[GIVEN RECORDS start]

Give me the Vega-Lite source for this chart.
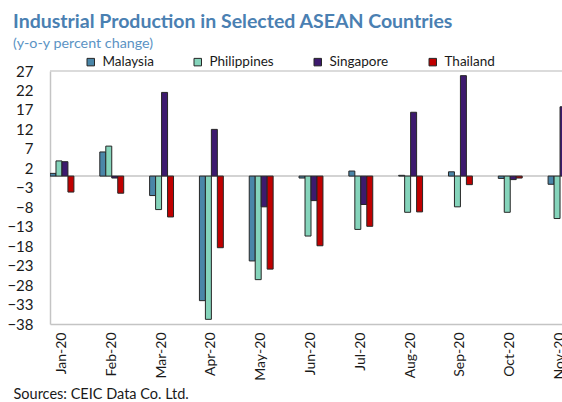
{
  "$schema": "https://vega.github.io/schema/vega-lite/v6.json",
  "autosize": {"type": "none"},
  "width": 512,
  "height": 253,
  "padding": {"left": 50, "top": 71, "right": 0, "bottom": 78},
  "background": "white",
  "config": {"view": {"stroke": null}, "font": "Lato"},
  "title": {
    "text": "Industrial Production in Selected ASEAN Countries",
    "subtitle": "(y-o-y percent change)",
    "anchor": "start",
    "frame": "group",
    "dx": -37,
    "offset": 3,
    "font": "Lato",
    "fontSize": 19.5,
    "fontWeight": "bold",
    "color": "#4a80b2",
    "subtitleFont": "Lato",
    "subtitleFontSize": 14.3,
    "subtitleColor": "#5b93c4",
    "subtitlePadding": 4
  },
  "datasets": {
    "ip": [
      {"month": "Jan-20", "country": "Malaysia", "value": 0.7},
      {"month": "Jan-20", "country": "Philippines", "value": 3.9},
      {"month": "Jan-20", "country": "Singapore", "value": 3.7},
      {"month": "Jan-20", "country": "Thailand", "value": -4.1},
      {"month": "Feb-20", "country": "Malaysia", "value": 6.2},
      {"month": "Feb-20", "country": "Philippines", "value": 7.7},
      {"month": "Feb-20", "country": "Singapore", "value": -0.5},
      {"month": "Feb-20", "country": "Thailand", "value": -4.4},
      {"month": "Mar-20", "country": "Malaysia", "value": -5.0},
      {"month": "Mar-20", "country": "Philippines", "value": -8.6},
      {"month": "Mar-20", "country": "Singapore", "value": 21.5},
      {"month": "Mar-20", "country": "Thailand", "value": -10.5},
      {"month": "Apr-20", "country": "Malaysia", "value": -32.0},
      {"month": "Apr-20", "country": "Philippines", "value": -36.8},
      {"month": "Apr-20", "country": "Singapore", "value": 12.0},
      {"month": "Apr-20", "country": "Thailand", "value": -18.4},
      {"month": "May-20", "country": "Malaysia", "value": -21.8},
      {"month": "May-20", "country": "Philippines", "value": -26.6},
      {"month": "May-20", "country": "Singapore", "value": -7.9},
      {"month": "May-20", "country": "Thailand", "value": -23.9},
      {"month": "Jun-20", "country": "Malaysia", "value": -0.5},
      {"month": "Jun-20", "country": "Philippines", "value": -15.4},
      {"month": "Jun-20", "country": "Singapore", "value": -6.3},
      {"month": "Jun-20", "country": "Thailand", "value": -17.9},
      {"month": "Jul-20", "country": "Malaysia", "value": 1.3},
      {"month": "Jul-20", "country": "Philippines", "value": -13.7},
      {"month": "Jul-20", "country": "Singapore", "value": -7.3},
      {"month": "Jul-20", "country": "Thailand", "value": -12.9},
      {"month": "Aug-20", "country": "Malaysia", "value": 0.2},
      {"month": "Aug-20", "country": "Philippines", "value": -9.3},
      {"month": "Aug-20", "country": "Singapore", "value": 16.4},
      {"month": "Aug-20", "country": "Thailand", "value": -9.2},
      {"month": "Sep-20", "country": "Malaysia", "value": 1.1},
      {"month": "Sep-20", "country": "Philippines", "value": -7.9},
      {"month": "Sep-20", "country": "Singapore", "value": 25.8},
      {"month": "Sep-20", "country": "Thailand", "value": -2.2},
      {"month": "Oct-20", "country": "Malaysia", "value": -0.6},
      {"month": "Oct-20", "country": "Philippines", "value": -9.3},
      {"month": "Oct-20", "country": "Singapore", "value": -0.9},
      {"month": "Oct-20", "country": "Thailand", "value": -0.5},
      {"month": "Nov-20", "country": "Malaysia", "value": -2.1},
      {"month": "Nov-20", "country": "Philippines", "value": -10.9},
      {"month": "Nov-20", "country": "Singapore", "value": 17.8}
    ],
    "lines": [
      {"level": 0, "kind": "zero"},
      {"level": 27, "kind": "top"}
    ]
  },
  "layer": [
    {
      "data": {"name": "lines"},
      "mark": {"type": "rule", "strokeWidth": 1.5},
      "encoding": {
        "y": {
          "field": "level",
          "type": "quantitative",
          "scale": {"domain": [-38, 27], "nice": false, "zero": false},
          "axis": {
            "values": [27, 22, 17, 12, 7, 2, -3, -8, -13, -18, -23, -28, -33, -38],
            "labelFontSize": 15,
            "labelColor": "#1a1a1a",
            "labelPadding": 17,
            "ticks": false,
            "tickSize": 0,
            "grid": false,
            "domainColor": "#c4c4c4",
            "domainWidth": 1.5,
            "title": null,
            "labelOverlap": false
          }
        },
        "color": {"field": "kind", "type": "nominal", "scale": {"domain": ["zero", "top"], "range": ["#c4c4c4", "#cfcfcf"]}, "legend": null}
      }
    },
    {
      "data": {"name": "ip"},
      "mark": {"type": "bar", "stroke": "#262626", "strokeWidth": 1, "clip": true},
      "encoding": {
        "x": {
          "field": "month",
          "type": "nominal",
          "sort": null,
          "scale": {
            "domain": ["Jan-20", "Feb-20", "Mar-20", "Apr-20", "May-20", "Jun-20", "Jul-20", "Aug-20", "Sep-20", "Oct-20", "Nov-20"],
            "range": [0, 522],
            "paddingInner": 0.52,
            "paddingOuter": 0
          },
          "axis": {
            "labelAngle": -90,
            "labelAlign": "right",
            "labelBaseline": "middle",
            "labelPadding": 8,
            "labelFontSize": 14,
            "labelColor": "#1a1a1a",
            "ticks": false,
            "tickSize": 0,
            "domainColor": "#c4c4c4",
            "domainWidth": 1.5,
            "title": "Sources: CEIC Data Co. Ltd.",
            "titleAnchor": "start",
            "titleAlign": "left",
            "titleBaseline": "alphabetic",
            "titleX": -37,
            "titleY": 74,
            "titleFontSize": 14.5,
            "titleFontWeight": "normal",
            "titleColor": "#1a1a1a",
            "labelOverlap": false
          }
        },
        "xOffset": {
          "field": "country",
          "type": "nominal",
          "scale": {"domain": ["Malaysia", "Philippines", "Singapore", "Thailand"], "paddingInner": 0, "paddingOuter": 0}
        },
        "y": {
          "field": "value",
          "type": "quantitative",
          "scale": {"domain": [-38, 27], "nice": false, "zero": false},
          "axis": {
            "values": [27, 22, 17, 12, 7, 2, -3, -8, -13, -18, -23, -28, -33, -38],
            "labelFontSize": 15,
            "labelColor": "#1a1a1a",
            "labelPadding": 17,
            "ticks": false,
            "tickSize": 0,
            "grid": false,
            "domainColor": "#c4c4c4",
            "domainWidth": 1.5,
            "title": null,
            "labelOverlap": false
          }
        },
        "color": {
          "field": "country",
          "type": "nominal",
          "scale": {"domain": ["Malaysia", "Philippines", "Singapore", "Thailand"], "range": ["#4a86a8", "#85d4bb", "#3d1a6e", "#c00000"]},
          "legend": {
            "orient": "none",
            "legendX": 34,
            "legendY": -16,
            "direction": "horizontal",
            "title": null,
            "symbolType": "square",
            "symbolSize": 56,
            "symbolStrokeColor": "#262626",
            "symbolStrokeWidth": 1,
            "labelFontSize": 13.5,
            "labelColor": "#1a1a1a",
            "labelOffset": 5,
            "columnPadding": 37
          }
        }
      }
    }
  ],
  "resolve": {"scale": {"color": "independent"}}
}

[GIVEN RECORDS end]
[GIVEN RECORDS start]

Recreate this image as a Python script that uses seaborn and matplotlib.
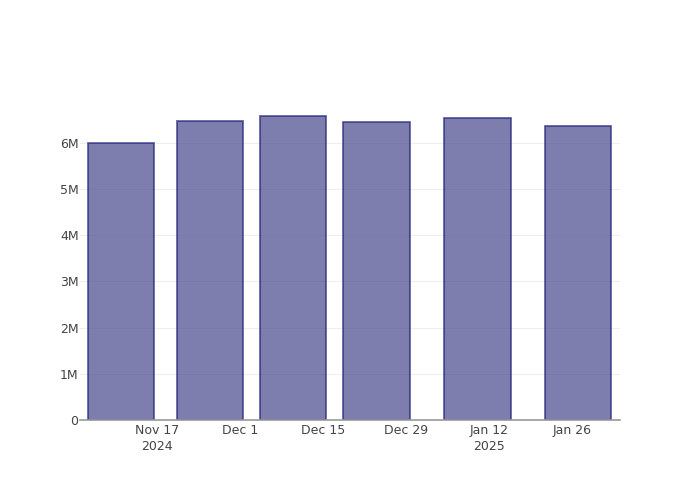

[GIVEN RECORDS end]

YOUR OBJECTIVE.
Say how many lines in the records hold "this", with the number as the whole reply.

THE REPLY.
2